August 29:  Explain the connections among the cereal boxes, valentine exchanges, and handshakes problems.  Include explanations for the solutions (both for 20 students and for p students) to each and why they are related to each other.  (including images will almost always be helpful; make sure you have reasons not only answers).

September 5:  Use pennies, nickels, and quarters to explain counting in base five.   (Please note:  do not explain coins - assume your audience knows how to use coins and use them to explain counting in base five.)  Count as high as you can using these coins and explain what coin you would need next in order to continue beyond that.  You do not need to include all the numbers along the way, it's ok to skip steps after 110 (like 1,2,3, … ,17, 18) but be sure to address the challenging issues.  Do not count in base ten, only in base five.  Include some visual representation in terms of coins for each of the numbers that you count. 

September 12: 
Explain addition and subtraction.  Include explanation and justification for the properties of addition (identity, commutative, associative).  Include a basic explanation of what addition and subtraction mean along with explaining the meaning of a process for addition and subtraction of multi-digit numbers in any base (for both addition and subtraction make sure you have three regroupings in your examples).  Include drawings of models.  Consider including Austrian subtraction. 

September 19: 
What does multiplication mean?  Include explanation and justification for the properties (commutative, associative, distributive, identity, and zero) of multiplication.  Explain multi-digit multiplication using both standard and lattice organisations including the area model for justification.  Refer to examples in other bases.

September 26: 
Explain three different interpretations of division.  Also explain different possible interpretations of remainders.

October 3:  
Explain multidigit division.  Include a justification of both scaffolding and the standard long division algorithm.

October 10: 
Explain the significance of prime numbers.  Why is 1 not prime?  What does it mean that every natural number has unique prime factorisation?  

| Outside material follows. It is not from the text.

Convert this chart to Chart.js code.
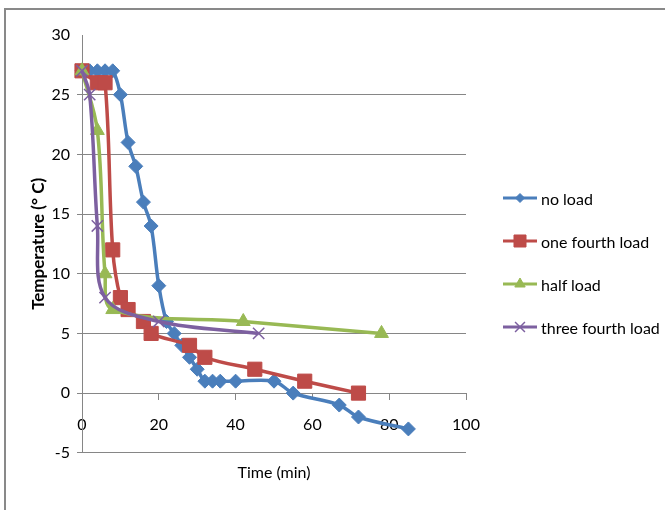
<!DOCTYPE html>
<html>
<head>
<meta charset="utf-8">
<script src="https://cdn.jsdelivr.net/npm/chart.js@4"></script>
<style>
  html, body { margin: 0; padding: 0; background: #fff; }
  #wrap { position: relative; width: 665px; height: 510px; overflow: hidden; }
  #frame { position: absolute; left: 4px; top: 8px; width: 700px; height: 600px; border: 2px solid #898989; box-sizing: border-box; }
  #chart { position: absolute; left: 0; top: 0; }
  .item { position: absolute; left: 503px; height: 20px; display: flex; align-items: center; white-space: nowrap;
          font: 16px Lato, sans-serif; color: #000; }
  .item canvas { margin-right: 4px; }
</style>
</head>
<body>
<div id="wrap">
  <div id="frame"></div>
  <canvas id="chart" width="665" height="510"></canvas>
  <div id="legend"></div>
</div>
<script>
// values (time in min, temperature in deg C)
const seriesNames = ["no load", "one fourth load", "half load", "three fourth load"];

const noLoadTime = [0, 2, 4, 6, 8, 10, 12, 14, 16, 18, 20, 22, 24, 26, 28, 30, 32, 34, 36, 40, 50, 55, 67, 72, 85];
const noLoadTemp = [27, 27, 27, 27, 27, 25, 21, 19, 16, 14, 9, 6, 5, 4, 3, 2, 1, 1, 1, 1, 1, 0, -1, -2, -3];

const quarterTime = [0, 4, 6, 8, 10, 12, 16, 18, 28, 32, 45, 58, 72];
const quarterTemp = [27, 26, 26, 12, 8, 7, 6, 5, 4, 3, 2, 1, 0];

const halfTime = [0, 4, 6, 8, 42, 78];
const halfTemp = [27, 22, 10, 7, 6, 5];

const threeQuarterTime = [0, 2, 4, 6, 20, 46];
const threeQuarterTemp = [27, 25, 14, 8, 6, 5];

const xMin = 0, xMax = 100, xStep = 20;
const yMin = -5, yMax = 30, yStep = 5;

const gridColor = "#868686";
const font = "Lato, sans-serif";

function points(xs, ys) {
  return xs.map((x, i) => ({ x, y: ys[i] }));
}

const styles = [
  { color: "#4A7EBB", pointStyle: "rectRot", radius: 7, legendRadius: 4.5, pw: 1 },
  { color: "#BE4B48", pointStyle: "rect", radius: 10, legendRadius: 8.5, pw: 1 },
  { color: "#98B954", pointStyle: "triangle", radius: 8, legendRadius: 6, pw: 1 },
  { color: "#7D60A0", pointStyle: "crossRot", radius: 8, legendRadius: 7, pw: 1.5 },
];
const series = [
  points(noLoadTime, noLoadTemp),
  points(quarterTime, quarterTemp),
  points(halfTime, halfTemp),
  points(threeQuarterTime, threeQuarterTemp),
];

// legend: line + marker swatch, then the label
const legendTops = [188, 231, 274, 317];
seriesNames.forEach((name, i) => {
  const s = styles[i];
  const item = document.createElement("div");
  item.className = "item";
  item.style.top = legendTops[i] + "px";
  const c = document.createElement("canvas");
  c.width = 34;
  c.height = 20;
  const g = c.getContext("2d");
  g.strokeStyle = s.color;
  g.lineWidth = 3;
  g.beginPath();
  g.moveTo(0, 10);
  g.lineTo(34, 10);
  g.stroke();
  g.fillStyle = s.color;
  g.lineWidth = s.pw;
  Chart.helpers.drawPoint(g, { pointStyle: s.pointStyle, radius: s.legendRadius, borderWidth: s.pw, rotation: 0 }, 17, 10);
  item.appendChild(c);
  const label = document.createElement("span");
  label.textContent = name;
  item.appendChild(label);
  document.getElementById("legend").appendChild(item);
});

new Chart(document.getElementById("chart"), {
  type: "line",
  data: {
    datasets: series.map((data, i) => ({
      label: seriesNames[i],
      data,
      order: 4 - i,
      borderColor: styles[i].color,
      backgroundColor: styles[i].color,
      borderWidth: 3.5,
      tension: 0.35,
      clip: false,
      pointStyle: styles[i].pointStyle,
      pointRadius: styles[i].radius,
      pointBorderWidth: styles[i].pw,
      pointBackgroundColor: styles[i].color,
      pointBorderColor: styles[i].color,
    })),
  },
  options: {
    responsive: false,
    animation: false,
    events: [],
    layout: { padding: { left: 20, top: 35, right: 199, bottom: 28 } },
    plugins: {
      tooltip: { enabled: false },
      legend: { display: false },
      title: {
        display: true,
        text: "Time (min)",
        position: "bottom",
        fullSize: false,
        padding: { top: 10, bottom: 0 },
        color: "#000",
        font: { family: font, size: 16, weight: "normal" },
      },
    },
    scales: {
      x: {
        type: "linear",
        position: { y: 0 },
        min: xMin,
        max: xMax,
        ticks: { stepSize: xStep, padding: 16, color: "#000", font: { family: font, size: 16 } },
        grid: { drawOnChartArea: false, tickLength: 6, color: gridColor },
        border: { color: gridColor },
      },
      y: {
        min: yMin,
        max: yMax,
        ticks: { stepSize: yStep, padding: 7, color: "#000", font: { family: font, size: 16 } },
        grid: {
          tickLength: 5,
          color: (ctx) => (ctx.tick && ctx.tick.value === yMax ? "rgba(0,0,0,0)" : gridColor),
        },
        border: { color: gridColor },
        title: {
          display: true,
          text: "Temperature (° C)",
          color: "#000",
          padding: { top: 8, bottom: 0 },
          font: { family: font, size: 17, weight: "bold" },
        },
        afterFit: (s) => {
          s.width = 62;
        },
      },
    },
  },
});
</script>
</body>
</html>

October 22:  Explain greatest common divisor and least common multiple.  Include a visual discussion of the meanings and models along with ways (both by listing and by prime factors) to find them.

October 24: 
Explain arithmetic (all four operations) with integers.  Include models for all and include a justification for three general sign rules for multiplying integers.  Be sure to include a justification for -1+1  = 0:  this does not come from the manipulatives. 

October 31: 
Explain the concept of a fraction.  Refer to many different models.  Include both interpretations of fraction and an explanation of equivalent fractions.

November 12: 
Explain arithmetic (all four operations) with fractions.  Include models.

November 19: 
Discuss how to model decimals.  Explain arithmetic (all four operations) with decimals.

November 21: 
Discuss the difference between rational and irrational numbers.  (Include justified information about fractions and decimals, as well as examples.)